Legislators are expected to recess Tuesday afternoon if necessary for Yom Kippur, and then reconvene Thursday if necessary.

The Review-Journal is owned by the family of Sheldon Adelson, chairman and CEO of Las Vegas Sands Corp.

Contact Sandra Chereb at schereb@reviewjournal.com or 775-461-3821. Follow @SandraChereb on Twitter.

HOW A SPECIAL SESSION WORKS

Before Nevada lawmakers delve into the nitty-gritty of hotel room taxes and the risk-reward of public financing for an NFL stadium and Las Vegas Convention Center expansion project on Monday, there are procedural rituals and other business to tend to.

Sandoval last week announced the special session will begin at 8 a.m. Monday. But time, as seasoned observers are well aware, is flexible inside the Legislative Building. Proceedings commence when leadership and staff are ready — and not before.

Once the Assembly and Senate are gaveled to order, five new members will be sworn in to fill vacancies that occurred since the last general election. The Clark County Commission last month appointed Stephanie Smith to represent Assembly District 1 and Kyle Stephens for Assembly District 5. Washoe County commissioners named Julia Ratti to Senate District 13; Jesse Haw to Senate District 15; and Dominic Brunetti to Assembly District 25.

Their terms will be short-lived, ending after the Nov. 8 election. Only Ratti is running for the seat in the election and would continue in the office if she wins.

Lt. Gov. Mark Hutchison, who presides over the Senate, and Assembly Speaker John Hambrick will then appoint committees to inform the other chamber and the governor that they are organized and ready for business.

Once those notifications are made and the committees return, the work begins.

Bills detailing the proposals will be introduced in one house or the other. During regular 120-day legislative sessions, bills are referred to specific committees after introduction. But in a special session, the entire Senate or Assembly serves as a “committee of the whole.”

Witnesses walk legislators through the specifics of the bills and answer questions. There is opportunity for public comment, and anyone can watch the proceedings on the Legislature’s website.

Lawmakers frequently break to meet behind closed doors with lobbyists, caucus members and leadership to hash out differences. If amendments are made, the entire bill must be reprinted — a requirement that slows the process and can lead to long recesses.

Afterward, the chambers dissolve as “committees” and reconvene as the Assembly and Senate to cast votes.
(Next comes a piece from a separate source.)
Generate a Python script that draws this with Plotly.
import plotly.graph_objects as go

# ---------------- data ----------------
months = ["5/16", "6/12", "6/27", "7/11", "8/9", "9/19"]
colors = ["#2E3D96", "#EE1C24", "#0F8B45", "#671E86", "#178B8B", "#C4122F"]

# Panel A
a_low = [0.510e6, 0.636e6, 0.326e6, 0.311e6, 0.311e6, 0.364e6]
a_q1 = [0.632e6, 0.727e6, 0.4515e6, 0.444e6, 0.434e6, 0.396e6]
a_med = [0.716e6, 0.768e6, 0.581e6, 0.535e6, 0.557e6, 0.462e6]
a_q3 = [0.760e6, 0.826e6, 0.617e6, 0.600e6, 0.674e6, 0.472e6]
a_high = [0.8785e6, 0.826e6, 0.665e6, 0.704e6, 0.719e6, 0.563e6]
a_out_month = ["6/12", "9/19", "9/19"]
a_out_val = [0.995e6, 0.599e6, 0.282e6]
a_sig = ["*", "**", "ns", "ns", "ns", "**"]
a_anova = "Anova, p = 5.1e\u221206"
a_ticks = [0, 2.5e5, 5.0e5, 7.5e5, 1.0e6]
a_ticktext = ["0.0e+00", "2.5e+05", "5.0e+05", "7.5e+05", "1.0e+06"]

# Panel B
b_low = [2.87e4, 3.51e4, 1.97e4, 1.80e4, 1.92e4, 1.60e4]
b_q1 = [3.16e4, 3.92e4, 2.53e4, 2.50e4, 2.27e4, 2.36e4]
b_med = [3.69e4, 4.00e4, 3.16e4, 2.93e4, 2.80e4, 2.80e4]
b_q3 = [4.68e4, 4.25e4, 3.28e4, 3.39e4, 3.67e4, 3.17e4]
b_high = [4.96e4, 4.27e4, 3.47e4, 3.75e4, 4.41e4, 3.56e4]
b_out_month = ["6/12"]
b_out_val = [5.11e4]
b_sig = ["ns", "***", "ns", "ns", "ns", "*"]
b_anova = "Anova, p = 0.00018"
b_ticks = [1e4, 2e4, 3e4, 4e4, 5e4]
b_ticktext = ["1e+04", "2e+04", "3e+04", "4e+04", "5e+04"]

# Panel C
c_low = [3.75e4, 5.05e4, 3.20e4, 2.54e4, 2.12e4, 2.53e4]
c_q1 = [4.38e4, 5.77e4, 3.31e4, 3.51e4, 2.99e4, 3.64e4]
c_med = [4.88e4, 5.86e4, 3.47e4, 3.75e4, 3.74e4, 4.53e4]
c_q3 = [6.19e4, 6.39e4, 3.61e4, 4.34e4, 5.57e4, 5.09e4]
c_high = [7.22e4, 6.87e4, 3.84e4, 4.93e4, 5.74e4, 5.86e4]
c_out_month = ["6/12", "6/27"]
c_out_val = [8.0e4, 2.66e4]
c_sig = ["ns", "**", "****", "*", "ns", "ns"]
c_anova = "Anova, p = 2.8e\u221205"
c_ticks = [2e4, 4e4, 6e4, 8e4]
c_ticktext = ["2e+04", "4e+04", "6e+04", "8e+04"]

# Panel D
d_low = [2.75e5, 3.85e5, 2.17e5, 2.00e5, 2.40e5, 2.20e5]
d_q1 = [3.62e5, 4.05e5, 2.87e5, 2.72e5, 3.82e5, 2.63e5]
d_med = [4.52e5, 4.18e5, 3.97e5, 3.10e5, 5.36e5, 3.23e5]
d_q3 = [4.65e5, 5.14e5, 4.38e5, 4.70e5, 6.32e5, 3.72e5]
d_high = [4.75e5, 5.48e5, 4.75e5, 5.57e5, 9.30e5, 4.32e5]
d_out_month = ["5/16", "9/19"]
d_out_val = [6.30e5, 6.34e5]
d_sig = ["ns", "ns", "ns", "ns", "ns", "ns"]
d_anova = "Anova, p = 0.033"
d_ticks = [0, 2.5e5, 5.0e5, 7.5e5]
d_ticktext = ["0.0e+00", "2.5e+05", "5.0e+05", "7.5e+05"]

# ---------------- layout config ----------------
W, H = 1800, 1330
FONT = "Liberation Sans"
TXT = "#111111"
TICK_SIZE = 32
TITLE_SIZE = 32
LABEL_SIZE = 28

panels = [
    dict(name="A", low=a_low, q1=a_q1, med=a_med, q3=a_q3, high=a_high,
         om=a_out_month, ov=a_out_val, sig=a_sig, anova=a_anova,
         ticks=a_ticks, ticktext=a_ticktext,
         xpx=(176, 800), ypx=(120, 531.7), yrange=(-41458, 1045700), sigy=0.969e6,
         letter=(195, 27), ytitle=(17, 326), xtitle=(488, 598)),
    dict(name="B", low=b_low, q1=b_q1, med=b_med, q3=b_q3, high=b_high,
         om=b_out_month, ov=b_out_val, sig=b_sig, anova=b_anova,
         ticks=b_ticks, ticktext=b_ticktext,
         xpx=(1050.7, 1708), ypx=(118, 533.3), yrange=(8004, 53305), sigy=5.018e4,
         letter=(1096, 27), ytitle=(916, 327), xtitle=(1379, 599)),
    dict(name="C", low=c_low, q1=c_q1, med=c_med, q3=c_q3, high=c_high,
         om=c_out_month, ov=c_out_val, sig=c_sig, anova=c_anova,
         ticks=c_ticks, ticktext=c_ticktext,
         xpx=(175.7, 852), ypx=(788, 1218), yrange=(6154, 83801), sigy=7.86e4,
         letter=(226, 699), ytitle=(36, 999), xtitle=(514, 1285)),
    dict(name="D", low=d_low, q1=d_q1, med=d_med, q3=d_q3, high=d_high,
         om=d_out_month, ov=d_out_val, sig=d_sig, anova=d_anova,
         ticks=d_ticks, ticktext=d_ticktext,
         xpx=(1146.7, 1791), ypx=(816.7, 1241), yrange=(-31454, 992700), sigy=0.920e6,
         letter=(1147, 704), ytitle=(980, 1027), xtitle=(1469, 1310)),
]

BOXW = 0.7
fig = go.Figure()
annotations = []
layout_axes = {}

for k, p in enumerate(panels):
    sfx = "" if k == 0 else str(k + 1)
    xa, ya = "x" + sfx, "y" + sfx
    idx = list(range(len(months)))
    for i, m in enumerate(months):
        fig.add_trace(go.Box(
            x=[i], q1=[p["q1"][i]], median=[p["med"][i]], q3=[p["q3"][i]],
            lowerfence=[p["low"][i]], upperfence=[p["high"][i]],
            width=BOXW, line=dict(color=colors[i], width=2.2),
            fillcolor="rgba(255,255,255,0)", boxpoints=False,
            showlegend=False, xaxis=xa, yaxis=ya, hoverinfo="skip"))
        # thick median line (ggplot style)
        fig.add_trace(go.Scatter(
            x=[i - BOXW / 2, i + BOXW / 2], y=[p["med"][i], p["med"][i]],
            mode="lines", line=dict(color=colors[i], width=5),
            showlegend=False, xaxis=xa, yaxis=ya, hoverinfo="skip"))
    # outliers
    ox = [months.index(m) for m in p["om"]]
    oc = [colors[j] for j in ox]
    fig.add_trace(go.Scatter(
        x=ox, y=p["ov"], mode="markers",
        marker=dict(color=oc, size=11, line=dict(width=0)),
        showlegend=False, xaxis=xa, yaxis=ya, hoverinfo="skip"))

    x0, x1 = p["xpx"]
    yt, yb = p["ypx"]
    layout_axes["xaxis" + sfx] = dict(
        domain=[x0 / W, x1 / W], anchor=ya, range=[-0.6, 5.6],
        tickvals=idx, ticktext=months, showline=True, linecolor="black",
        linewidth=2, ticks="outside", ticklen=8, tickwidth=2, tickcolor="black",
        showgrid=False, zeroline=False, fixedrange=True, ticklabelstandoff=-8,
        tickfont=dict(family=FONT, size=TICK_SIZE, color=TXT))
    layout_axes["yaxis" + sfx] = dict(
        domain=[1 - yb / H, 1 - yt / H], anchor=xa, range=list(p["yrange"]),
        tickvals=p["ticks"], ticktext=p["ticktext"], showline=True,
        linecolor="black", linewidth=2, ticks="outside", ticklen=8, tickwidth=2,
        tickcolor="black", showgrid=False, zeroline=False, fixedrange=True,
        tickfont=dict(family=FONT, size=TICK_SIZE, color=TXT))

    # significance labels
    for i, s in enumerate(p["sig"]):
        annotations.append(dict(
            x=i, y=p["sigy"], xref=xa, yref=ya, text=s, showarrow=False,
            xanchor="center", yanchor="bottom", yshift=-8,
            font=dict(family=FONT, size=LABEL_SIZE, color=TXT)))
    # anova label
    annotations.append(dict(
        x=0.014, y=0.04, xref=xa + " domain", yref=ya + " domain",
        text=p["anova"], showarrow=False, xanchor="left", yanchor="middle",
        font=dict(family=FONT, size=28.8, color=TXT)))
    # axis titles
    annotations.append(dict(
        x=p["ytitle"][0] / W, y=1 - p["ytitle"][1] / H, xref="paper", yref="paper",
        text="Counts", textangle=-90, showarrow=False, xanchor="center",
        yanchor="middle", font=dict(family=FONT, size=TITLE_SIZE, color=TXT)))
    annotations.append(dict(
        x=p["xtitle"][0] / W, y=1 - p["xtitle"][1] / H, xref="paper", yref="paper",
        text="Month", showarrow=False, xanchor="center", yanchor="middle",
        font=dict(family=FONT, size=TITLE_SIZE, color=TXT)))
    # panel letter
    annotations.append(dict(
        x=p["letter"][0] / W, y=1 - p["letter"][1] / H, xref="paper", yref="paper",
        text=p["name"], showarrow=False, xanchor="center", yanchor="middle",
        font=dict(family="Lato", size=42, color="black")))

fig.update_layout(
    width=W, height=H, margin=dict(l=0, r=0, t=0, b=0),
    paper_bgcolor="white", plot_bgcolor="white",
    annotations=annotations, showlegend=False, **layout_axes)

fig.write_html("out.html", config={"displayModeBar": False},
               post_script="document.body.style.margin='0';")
Lawmakers will give floor speeches urging their colleagues to vote one way or another before electronically recording their votes by pushing a green or red button.
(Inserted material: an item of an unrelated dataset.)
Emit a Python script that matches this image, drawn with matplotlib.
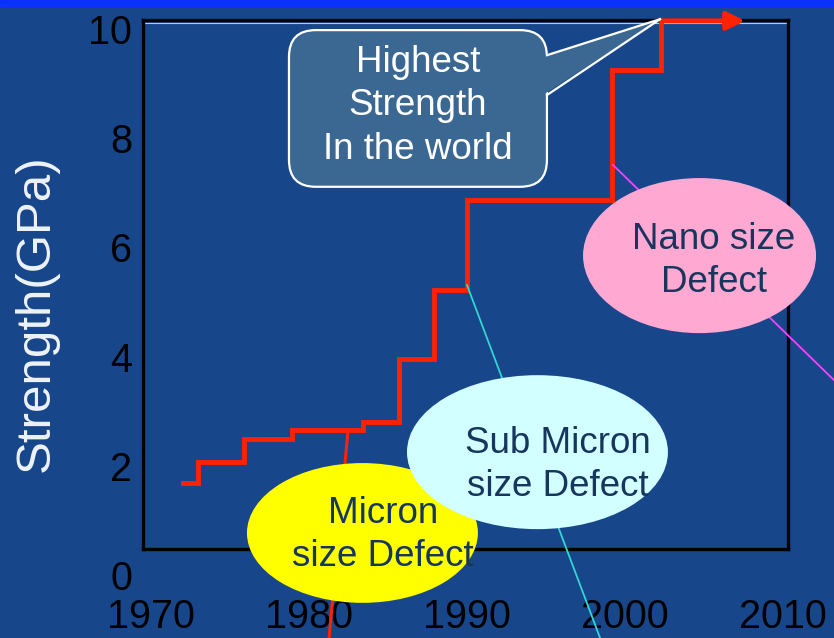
import matplotlib
matplotlib.use('Agg')
from matplotlib import pyplot as plt
from matplotlib.patches import Ellipse, FancyBboxPatch, Polygon, Rectangle

plt.rcParams['font.family'] = ['Liberation Sans', 'DejaVu Sans']

# step data: year the new record starts, strength (GPa)
years = [1972.0, 1973.0, 1975.9, 1978.9, 1983.4, 1985.7, 1987.9, 1990.0, 1999.2, 2002.3]
strength = [1.68, 2.07, 2.49, 2.66, 2.80, 3.96, 5.22, 6.87, 9.25, 10.15]
arrow_end = 2007.6

year_ticks = [1970, 1980, 1990, 2000, 2010]
strength_ticks = [0, 2, 4, 6, 8, 10]

bg = '#17468a'
red = '#ff2200'
navy = '#17365d'

fig = plt.figure(figsize=(8.34, 6.38), dpi=100, facecolor=bg)
fig.patches.append(Rectangle((0, 1 - 6 / 638), 1, 6 / 638, transform=fig.transFigure,
                             color='#0a30ff', zorder=0))

ax = fig.add_axes([143 / 834, 1 - 575 / 638, 645 / 834, 555 / 638])
ax.patch.set_alpha(0)
ax.set_xlim(1969.49, 2010.32)
ax.set_ylim(0, 10.165)

# box is drawn by the spines, bottom one sits above the 0 label
ax.spines['bottom'].set_position(('data', 0.476))
ax.spines['left'].set_bounds(0.476, 10.165)
ax.spines['right'].set_bounds(0.476, 10.165)
for s in ax.spines.values():
    s.set_linewidth(2.4)
    s.set_color('black')
ax.axhline(10.11, color='#c8c8c8', lw=0.8, zorder=1)

ax.set_xticks(year_ticks)
ax.set_xticklabels([str(y) for y in year_ticks])
ax.set_yticks(strength_ticks)
ax.set_yticklabels([str(v) for v in strength_ticks])
ax.tick_params(axis='x', length=0, pad=35.5, labelsize=28.5, labelcolor='black')
ax.tick_params(axis='y', length=0, pad=8, labelsize=28.5, labelcolor='black')

fig.text(36 / 834, 1 - 313.5 / 638, 'Strength(GPa)', rotation=90, ha='center', va='center',
         fontsize=35.5, color='#eef2f8')

# record strength steps
ax.plot(years, strength, drawstyle='steps-post', color=red, lw=3.5, zorder=3, clip_on=False,
        solid_joinstyle='miter')
ax.annotate('', xy=(arrow_end, strength[-1]), xytext=(years[-1], strength[-1]),
            arrowprops=dict(arrowstyle='-|>,head_length=0.54,head_width=0.27', color=red,
                            lw=3.5, shrinkA=0, shrinkB=0, mutation_scale=20),
            zorder=3, annotation_clip=False)

# pointer lines (behind the ellipses)
ax.plot([1982.47, 1981.27], [2.66, -1.15], color=red, lw=2.2, zorder=3, clip_on=False)
ax.plot([1990.0, 1998.42], [5.31, -1.15], color='#33d6d0', lw=1.3, zorder=3, clip_on=False)
ax.plot([1999.24, 2013.23], [7.51, 3.57], color='#ff40ff', lw=1.3, zorder=3, clip_on=False)

# defect ellipses
ax.add_patch(Ellipse((1983.38, 0.77), 14.62, 2.56, facecolor='#ffff00', edgecolor='none',
                     zorder=4, clip_on=False))
ax.add_patch(Ellipse((1994.46, 2.25), 16.52, 2.82, facecolor='#d2ffff', edgecolor='none',
                     zorder=4, clip_on=False))
ax.add_patch(Ellipse((2004.72, 5.85), 14.75, 2.84, facecolor='#ffa8d2', edgecolor='none',
                     zorder=4, clip_on=False))

ax.text(1984.68, 0.73, 'Micron\nsize Defect', ha='center', va='center', fontsize=26.5,
        color=navy, zorder=5, linespacing=1.31)
ax.text(1995.76, 2.01, 'Sub Micron\nsize Defect', ha='center', va='center', fontsize=26.5,
        color=navy, zorder=5, linespacing=1.31)
ax.text(2005.63, 5.75, 'Nano size\nDefect', ha='center', va='center', fontsize=26.5,
        color=navy, zorder=5, linespacing=1.31)

# callout
box_fill = '#3b6892'
ax.add_patch(FancyBboxPatch((1978.73, 7.11), 16.33, 2.87,
                            boxstyle='round,pad=0,rounding_size=1.7',
                            mutation_aspect=15.8 / 54.6, facecolor=box_fill,
                            edgecolor='white', lw=1.6, zorder=6, clip_on=False))
tip = (2002.22, 10.18)
ax.add_patch(Polygon([(1994.8, 9.52), tip, (1994.8, 8.79)], closed=True, facecolor=box_fill,
                     edgecolor='none', zorder=6.5, clip_on=False))
ax.plot([1995.06, tip[0]], [9.52, tip[1]], color='white', lw=1.6, zorder=6.6, clip_on=False)
ax.plot([1995.06, tip[0]], [8.79, tip[1]], color='white', lw=1.6, zorder=6.6, clip_on=False)
ax.text(1986.9, 8.59, 'Highest\nStrength\nIn the world', ha='center', va='center',
        fontsize=26.5, color='white', zorder=7, linespacing=1.31)

plt.savefig('out.png', dpi=100, facecolor=bg)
After a bill clears one chamber, it is transmitted to the other where the process is repeated.

Passage of the measure to increase the room tax will require a two-thirds majority in both chambers — 14 votes in the Senate and 28 in the Assembly.

After the voting, the Senate and Assembly again appoint committees to inform the other chamber and the governor that they’ve concluded their business and are ready to adjourn “sine die” — meaning for the final time.

If legislation is approved, legislators and bill advocates would hike across the Capitol Complex courtyard to the governor’s office, where Sandoval would sign it into law in a bill signing ceremony.